DIRECTIONS: Among the lines of the listing below, retype exactly those from the one containing "Output the Python" through the one containing "fontsize=tam, color=cor_texto, family=FONTE)", both included. Do not include pictures.

LISTED RECORDS:
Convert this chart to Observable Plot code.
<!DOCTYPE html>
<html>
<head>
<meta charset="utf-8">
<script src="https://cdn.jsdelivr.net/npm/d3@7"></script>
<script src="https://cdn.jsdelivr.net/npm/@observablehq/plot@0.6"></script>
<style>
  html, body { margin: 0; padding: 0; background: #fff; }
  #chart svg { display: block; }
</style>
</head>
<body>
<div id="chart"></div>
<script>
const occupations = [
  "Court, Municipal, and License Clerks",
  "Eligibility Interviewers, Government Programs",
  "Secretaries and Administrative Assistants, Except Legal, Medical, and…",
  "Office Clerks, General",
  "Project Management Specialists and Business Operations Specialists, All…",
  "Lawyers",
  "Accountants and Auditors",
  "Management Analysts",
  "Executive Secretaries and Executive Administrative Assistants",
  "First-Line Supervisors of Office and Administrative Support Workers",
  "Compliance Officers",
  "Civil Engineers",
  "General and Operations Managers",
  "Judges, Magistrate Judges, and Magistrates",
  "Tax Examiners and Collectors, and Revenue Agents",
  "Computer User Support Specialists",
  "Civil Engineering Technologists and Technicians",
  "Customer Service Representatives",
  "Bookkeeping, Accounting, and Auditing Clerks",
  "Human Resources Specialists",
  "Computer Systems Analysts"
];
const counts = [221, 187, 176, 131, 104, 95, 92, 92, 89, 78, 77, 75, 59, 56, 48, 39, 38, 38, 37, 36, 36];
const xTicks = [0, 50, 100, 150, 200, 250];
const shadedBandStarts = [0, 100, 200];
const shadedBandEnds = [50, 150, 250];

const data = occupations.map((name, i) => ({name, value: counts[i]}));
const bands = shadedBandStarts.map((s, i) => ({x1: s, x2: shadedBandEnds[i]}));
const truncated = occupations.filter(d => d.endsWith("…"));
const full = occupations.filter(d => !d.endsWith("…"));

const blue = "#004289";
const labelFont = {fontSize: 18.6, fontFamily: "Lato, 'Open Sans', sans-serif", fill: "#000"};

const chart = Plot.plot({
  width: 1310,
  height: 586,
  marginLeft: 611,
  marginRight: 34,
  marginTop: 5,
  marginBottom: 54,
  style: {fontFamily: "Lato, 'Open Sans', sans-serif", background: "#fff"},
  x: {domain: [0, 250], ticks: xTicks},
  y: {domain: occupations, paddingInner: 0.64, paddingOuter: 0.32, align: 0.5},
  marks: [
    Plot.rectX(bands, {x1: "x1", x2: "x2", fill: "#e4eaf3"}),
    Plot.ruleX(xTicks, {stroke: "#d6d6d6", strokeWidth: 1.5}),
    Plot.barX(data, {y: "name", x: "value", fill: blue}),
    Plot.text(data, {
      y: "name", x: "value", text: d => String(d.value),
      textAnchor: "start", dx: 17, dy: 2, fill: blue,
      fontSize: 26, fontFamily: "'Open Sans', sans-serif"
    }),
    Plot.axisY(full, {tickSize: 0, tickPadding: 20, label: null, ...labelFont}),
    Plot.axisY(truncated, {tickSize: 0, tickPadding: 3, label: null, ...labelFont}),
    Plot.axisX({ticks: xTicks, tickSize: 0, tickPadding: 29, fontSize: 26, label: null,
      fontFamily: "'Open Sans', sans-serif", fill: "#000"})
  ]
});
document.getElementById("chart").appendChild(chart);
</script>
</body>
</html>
--
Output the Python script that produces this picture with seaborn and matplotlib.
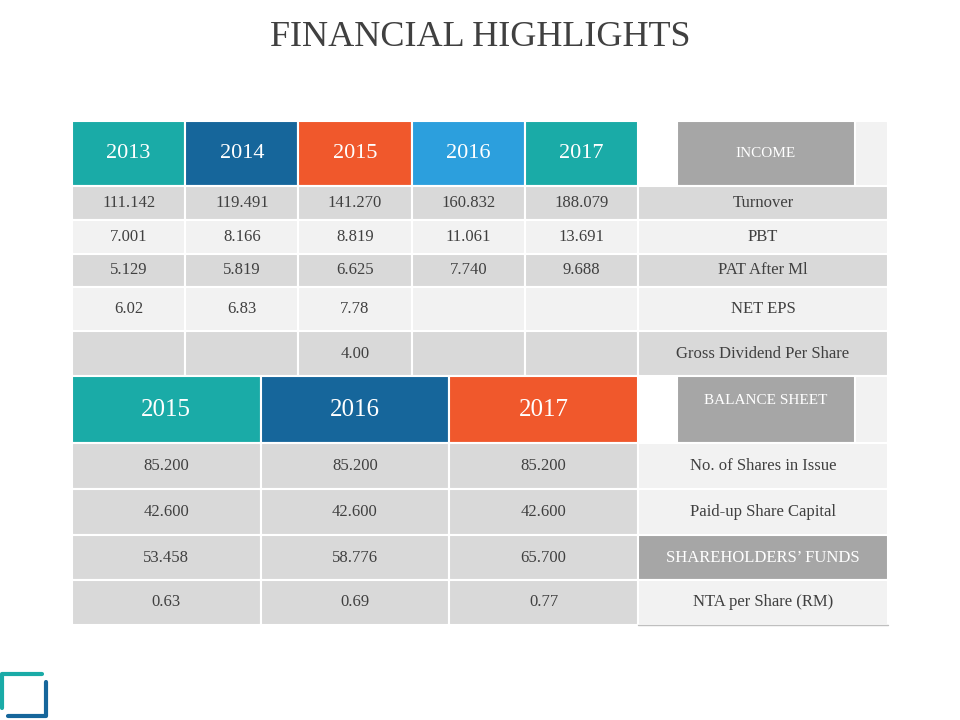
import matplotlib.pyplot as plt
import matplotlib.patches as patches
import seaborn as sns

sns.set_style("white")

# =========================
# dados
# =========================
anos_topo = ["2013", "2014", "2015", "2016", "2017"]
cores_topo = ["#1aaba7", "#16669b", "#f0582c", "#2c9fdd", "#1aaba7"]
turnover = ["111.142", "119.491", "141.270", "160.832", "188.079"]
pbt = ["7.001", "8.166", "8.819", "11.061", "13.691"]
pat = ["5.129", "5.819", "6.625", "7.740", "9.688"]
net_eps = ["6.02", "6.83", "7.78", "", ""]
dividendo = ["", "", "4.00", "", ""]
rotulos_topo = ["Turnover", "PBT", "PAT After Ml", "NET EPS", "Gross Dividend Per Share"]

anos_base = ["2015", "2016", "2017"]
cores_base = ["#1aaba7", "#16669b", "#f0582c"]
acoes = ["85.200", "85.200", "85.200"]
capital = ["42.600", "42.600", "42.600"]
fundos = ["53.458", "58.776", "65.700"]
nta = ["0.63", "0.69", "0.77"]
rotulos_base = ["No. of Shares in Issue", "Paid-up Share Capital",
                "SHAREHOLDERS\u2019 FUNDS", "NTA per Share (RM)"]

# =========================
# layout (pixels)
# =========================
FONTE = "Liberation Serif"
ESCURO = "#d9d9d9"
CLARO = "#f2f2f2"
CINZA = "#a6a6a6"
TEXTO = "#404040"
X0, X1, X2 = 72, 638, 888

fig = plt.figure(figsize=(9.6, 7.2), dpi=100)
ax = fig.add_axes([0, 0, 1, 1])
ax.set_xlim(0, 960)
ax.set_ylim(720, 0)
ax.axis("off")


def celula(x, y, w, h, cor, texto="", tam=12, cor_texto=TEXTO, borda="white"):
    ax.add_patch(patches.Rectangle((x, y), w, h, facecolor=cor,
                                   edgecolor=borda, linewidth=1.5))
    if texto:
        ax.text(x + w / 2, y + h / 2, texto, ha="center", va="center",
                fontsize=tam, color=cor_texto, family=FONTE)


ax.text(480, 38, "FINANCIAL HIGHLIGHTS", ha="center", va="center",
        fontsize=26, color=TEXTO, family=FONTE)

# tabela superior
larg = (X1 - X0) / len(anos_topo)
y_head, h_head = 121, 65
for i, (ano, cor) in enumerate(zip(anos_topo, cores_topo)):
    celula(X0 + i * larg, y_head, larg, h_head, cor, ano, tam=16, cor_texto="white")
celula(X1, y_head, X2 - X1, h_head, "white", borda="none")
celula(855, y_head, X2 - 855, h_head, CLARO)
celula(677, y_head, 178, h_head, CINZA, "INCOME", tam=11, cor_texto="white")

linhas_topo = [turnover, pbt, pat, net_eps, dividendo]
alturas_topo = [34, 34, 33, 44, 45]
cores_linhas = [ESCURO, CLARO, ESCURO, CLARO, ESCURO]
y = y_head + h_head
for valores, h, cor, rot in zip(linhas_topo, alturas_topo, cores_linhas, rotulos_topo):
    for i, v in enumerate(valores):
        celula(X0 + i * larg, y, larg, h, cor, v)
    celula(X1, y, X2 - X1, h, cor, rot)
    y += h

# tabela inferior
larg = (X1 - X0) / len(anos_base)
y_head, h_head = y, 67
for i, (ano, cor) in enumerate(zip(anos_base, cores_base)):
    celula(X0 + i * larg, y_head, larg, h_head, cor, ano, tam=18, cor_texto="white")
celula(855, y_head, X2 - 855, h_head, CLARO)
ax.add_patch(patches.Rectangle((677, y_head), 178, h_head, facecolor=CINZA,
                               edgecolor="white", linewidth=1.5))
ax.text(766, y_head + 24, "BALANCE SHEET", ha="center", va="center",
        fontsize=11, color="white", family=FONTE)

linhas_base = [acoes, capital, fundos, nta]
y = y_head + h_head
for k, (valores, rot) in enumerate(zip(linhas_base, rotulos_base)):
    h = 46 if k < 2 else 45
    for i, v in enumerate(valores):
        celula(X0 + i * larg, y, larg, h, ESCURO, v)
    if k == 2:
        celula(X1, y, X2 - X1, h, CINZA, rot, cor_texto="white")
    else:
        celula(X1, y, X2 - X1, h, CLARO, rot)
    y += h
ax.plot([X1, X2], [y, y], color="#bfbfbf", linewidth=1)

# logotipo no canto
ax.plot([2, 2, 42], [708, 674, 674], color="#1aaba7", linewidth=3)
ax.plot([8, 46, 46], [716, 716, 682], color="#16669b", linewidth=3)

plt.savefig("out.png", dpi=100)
* * *
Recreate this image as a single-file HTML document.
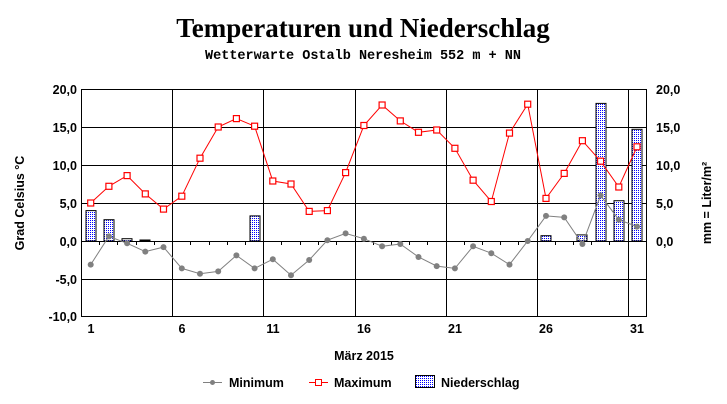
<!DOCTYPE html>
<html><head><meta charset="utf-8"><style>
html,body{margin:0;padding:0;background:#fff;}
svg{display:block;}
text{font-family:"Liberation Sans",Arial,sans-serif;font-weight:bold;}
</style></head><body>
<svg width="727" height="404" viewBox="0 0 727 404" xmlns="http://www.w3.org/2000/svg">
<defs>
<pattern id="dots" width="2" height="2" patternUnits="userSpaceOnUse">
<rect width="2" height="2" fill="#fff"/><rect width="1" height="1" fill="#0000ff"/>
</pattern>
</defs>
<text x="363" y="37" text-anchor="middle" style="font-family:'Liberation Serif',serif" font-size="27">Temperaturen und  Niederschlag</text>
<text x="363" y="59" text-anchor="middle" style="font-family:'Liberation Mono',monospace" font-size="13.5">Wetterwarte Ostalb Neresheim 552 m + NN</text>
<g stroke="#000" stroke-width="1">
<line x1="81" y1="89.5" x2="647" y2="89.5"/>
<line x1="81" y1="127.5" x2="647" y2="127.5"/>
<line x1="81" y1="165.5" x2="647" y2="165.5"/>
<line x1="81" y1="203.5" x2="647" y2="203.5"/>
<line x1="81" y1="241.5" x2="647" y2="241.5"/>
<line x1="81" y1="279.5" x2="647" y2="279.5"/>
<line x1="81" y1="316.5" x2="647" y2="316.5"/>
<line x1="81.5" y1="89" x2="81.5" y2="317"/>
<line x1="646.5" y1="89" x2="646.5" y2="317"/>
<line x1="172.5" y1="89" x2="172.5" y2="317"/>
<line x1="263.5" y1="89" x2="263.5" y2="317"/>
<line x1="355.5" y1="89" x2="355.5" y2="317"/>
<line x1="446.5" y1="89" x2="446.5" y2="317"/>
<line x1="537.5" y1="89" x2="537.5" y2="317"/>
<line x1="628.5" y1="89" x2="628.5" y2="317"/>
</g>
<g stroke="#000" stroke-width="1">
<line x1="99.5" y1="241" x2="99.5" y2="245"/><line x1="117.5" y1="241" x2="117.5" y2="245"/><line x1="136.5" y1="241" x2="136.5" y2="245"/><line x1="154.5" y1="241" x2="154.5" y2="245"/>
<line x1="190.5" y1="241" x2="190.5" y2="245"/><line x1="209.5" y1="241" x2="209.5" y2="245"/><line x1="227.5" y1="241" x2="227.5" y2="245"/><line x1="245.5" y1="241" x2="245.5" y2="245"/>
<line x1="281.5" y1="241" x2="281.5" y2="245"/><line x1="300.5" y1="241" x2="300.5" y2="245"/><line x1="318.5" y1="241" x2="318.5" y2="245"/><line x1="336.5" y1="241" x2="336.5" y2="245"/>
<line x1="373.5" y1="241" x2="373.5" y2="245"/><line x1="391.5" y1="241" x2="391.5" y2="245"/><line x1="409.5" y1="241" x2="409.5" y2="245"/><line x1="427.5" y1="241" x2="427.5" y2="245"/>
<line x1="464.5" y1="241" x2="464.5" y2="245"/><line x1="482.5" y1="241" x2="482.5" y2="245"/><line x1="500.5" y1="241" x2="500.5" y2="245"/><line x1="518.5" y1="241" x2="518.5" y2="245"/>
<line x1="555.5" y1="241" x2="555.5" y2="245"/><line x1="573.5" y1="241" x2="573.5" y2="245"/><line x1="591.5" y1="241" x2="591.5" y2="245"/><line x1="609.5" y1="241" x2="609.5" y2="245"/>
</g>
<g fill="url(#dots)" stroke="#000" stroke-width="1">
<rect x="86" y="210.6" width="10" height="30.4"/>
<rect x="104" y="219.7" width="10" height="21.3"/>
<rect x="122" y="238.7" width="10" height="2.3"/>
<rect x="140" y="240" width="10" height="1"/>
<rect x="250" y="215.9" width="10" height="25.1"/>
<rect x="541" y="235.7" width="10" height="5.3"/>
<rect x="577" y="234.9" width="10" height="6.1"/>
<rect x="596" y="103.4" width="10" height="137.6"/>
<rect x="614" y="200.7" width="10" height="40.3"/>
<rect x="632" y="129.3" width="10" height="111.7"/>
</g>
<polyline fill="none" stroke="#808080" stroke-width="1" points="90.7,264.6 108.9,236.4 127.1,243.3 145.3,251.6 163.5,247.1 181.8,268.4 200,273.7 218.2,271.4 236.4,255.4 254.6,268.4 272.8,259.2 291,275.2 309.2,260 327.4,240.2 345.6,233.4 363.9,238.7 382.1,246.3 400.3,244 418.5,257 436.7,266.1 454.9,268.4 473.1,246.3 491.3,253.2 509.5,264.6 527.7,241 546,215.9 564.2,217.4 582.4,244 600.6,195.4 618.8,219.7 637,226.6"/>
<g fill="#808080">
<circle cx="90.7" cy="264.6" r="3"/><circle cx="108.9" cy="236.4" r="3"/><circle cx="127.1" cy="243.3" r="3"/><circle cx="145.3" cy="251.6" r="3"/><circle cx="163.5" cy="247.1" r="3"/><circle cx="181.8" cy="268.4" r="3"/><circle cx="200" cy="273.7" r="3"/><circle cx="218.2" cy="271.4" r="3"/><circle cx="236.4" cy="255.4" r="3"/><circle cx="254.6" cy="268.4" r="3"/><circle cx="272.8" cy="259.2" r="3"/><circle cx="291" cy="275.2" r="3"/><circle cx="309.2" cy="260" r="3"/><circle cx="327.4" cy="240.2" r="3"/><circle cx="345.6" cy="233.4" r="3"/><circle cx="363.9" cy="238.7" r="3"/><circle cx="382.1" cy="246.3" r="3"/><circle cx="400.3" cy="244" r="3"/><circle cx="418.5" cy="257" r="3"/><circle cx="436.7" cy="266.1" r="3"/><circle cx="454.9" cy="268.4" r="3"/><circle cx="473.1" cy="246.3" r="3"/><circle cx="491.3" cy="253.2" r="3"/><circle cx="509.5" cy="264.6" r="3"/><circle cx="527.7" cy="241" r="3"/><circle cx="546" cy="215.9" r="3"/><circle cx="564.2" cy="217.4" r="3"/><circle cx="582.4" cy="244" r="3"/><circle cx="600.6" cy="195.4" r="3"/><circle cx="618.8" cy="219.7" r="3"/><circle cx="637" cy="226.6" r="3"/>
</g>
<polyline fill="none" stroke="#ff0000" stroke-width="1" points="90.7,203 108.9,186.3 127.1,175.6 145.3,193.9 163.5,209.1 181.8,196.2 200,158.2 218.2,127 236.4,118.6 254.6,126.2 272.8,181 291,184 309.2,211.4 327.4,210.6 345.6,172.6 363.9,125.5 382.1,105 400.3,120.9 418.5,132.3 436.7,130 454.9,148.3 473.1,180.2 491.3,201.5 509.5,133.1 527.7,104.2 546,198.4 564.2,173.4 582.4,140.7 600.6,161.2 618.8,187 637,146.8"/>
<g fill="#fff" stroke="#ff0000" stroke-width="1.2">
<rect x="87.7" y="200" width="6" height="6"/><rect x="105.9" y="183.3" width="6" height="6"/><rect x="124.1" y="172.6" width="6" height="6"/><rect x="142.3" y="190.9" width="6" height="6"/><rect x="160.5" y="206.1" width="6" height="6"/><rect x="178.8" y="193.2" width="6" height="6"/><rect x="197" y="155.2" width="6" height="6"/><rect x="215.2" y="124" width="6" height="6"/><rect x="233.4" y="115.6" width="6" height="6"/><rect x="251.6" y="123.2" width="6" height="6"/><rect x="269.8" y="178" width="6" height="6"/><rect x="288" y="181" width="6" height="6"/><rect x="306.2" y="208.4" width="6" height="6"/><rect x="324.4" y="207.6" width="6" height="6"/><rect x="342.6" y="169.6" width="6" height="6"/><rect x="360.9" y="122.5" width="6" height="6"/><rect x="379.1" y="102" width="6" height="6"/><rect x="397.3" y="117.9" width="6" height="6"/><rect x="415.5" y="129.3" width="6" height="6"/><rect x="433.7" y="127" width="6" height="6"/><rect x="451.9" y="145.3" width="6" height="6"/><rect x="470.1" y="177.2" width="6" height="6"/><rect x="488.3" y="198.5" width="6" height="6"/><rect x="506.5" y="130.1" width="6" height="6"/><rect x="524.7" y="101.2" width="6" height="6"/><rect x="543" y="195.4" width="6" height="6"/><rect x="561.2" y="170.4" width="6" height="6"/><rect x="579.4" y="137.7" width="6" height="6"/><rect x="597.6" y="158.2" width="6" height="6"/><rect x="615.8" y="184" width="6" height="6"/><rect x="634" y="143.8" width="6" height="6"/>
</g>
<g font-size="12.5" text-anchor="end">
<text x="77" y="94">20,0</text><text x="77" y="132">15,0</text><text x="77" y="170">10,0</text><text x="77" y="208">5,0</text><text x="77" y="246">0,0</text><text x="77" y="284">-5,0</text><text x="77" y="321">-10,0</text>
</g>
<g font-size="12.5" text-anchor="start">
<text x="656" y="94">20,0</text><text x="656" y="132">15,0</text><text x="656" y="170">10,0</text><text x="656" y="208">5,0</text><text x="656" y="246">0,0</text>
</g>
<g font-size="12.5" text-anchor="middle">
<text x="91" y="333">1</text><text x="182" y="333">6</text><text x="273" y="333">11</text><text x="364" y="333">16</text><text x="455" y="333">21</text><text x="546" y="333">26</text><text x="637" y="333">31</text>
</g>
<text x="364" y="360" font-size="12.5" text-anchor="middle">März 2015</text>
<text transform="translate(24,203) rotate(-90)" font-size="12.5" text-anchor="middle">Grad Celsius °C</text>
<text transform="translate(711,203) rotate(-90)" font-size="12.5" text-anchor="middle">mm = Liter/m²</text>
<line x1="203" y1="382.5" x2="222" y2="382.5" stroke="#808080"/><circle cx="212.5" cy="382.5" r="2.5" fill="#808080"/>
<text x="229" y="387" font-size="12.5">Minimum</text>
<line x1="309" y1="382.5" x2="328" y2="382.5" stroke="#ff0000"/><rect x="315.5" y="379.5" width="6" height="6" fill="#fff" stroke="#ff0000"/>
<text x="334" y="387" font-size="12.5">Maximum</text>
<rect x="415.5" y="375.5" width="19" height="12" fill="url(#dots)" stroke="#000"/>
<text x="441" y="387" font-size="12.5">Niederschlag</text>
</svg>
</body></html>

RESULT FOR THIS TASK:
Output the Python script that produces this picture with seaborn and matplotlib.
import matplotlib.pyplot as plt
import matplotlib.patches as patches
import seaborn as sns

sns.set_style("white")

# =========================
# dados
# =========================
anos_topo = ["2013", "2014", "2015", "2016", "2017"]
cores_topo = ["#1aaba7", "#16669b", "#f0582c", "#2c9fdd", "#1aaba7"]
turnover = ["111.142", "119.491", "141.270", "160.832", "188.079"]
pbt = ["7.001", "8.166", "8.819", "11.061", "13.691"]
pat = ["5.129", "5.819", "6.625", "7.740", "9.688"]
net_eps = ["6.02", "6.83", "7.78", "", ""]
dividendo = ["", "", "4.00", "", ""]
rotulos_topo = ["Turnover", "PBT", "PAT After Ml", "NET EPS", "Gross Dividend Per Share"]

anos_base = ["2015", "2016", "2017"]
cores_base = ["#1aaba7", "#16669b", "#f0582c"]
acoes = ["85.200", "85.200", "85.200"]
capital = ["42.600", "42.600", "42.600"]
fundos = ["53.458", "58.776", "65.700"]
nta = ["0.63", "0.69", "0.77"]
rotulos_base = ["No. of Shares in Issue", "Paid-up Share Capital",
                "SHAREHOLDERS\u2019 FUNDS", "NTA per Share (RM)"]

# =========================
# layout (pixels)
# =========================
FONTE = "Liberation Serif"
ESCURO = "#d9d9d9"
CLARO = "#f2f2f2"
CINZA = "#a6a6a6"
TEXTO = "#404040"
X0, X1, X2 = 72, 638, 888

fig = plt.figure(figsize=(9.6, 7.2), dpi=100)
ax = fig.add_axes([0, 0, 1, 1])
ax.set_xlim(0, 960)
ax.set_ylim(720, 0)
ax.axis("off")


def celula(x, y, w, h, cor, texto="", tam=12, cor_texto=TEXTO, borda="white"):
    ax.add_patch(patches.Rectangle((x, y), w, h, facecolor=cor,
                                   edgecolor=borda, linewidth=1.5))
    if texto:
        ax.text(x + w / 2, y + h / 2, texto, ha="center", va="center",
                fontsize=tam, color=cor_texto, family=FONTE)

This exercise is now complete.